The Heat Is Online

Corporate Chiefs Demand Climate Action from G-8

Big business urges G8 global warming action
Financial Times, June 10, 2005


Leaders of some of the world's biggest businesses on Thursday increased the pressure on the Group of Eight industrialised nations ahead of a summit on global warming, urging them to set up a system of emissions trading for greenhouse gases that would extend to 2030 and beyond.


Business representatives of companies including Toyota, BP and Ford, met Tony Blair, UK prime minister, to discuss climate change. Mr Blair has made the issue one of two priorities, along with Africa, for the G8 summit under the UK's chairmanship in Scotland in July.


Steve Lennon, chair of the environment and energy commission of the International Chamber of Commerce, which represents companies in 130 countries, said: We see a global system of emissions trading as inevitable.


The business leaders called for a cap-and-trade system or similar market-based mechanism that would set limits on how much greenhouse gas countries and companies could emit and also define greenhouse gas emissions rights. Greenhouse gases, such as carbon dioxide, trap heat on earth and cause climate change.


Rick Samans, managing director at the World Economic Forum, which convened the meeting, said companies were seeking certainty. All of the G8 nations except the US have ratified the Kyoto protocol, which binds developed nations to cut emissions of greenhouse gases to 1990 levels. George W. Bush, US president, has refused to set reduction targets or discuss measures to tackle climate change beyond 2012, when the the Kyoto protocol expires.


Mr Lennon said a cap-and-trade system for emissions would probably be a mixture of mandatory and voluntary schemes. The statement was signed by ABB, Alcan, BP, British Airways, BT, Cinergy, Cisco, Deloitte, Deutsche Bank, E.ON, EADS, EDF, Eskom, Ford, Hewlett-Packard, HSBC, Petrobras, UES, Rio Tinto, Siemens, Swiss Re, Toyota, Vattenfall and Volkswagen.



Big Business Urges Urgent G8 Global Warming Action, June 10, 2005


LONDON - Big business added its voice on Thursday to a growing crescendo of calls on the governments of the world's richest nations to take urgent action to curb potentially catastrophic global warming.

The call follows a similar appeal from the world's top scientists and comes four weeks before leaders of the Group of Eight -- along with China, Brazil, South Africa, India and Mexico -- meet in Scotland to discuss the climate crisis.


"We share the belief that climate change poses one of the most significant challenges of the 21st century," said moguls from multinationals including car maker Ford, airline British Airways, bank HSBC, electricity generator EdF and oil major BP.


"We agree that the science is sufficiently compelling to warrant action by both the private and public sector, and ... action must be initiated now," the business moguls said in a statement issued in London.

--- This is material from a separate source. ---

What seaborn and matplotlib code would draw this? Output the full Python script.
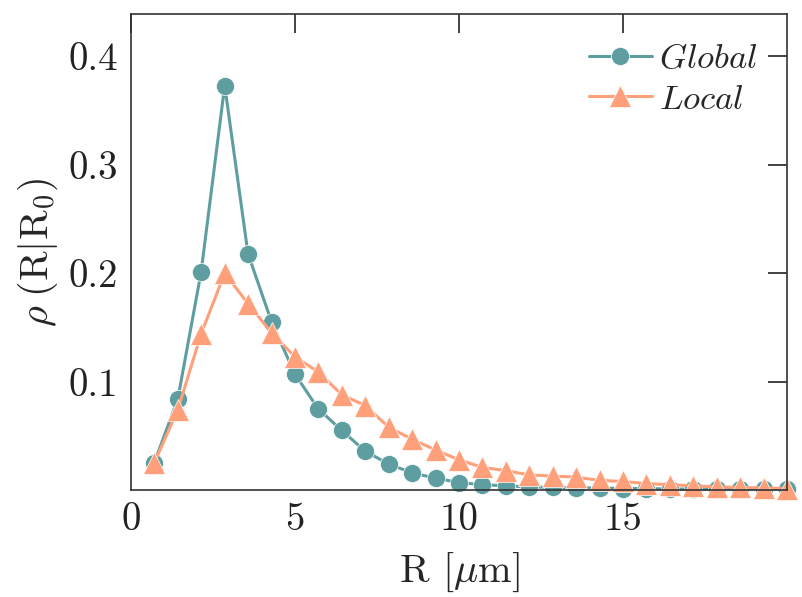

While most scientists agree the burning of fossil fuels for transport and to generate electricity is a major contributor to potentially catastrophic climate change, the United States under President George W. Bush is unconvinced and antagonistic.


British Prime Minister Tony Blair has made tackling global warming, with its rising sea levels, increases in droughts and floods and threats to the lives of millions of the world's poorest people, a key goal of his 2005 presidency of the G8.



The G8 Climate Change Roundtable -- the name under which the leaders of the 23 firms behind Thursday's statement worked -- called for the summit on July 6-8 near Edinburgh to set out a global plan of action.

This plan should have a clear framework, a long lifetime, set specific targets and involve everyone from consumers to business, charities and governments.


To the dismay of environmental lobby groups, a leaked draft last month of the climate change declaration due from the summit at Gleneagles contained neither targets nor timetables.


The business leaders said governments must use public procurement to ram home the message of climate change, promote low carbon technology, share information and push for environment friendly economic growth in developing countries.


"With properly designed programs and incentives, we can unleash the power of the market to accelerate the deployment of low carbon technologies engaging both producers and consumers alike," they said.

Environmental lobby group Friends of the Earth warmly welcomed the statement.


"Just a few years ago large international business and the environment groups were on opposite sides of the fence. This statement shows just how far big business has moved. Now we are more or less on the same page," FoE chief Tony Juniper said.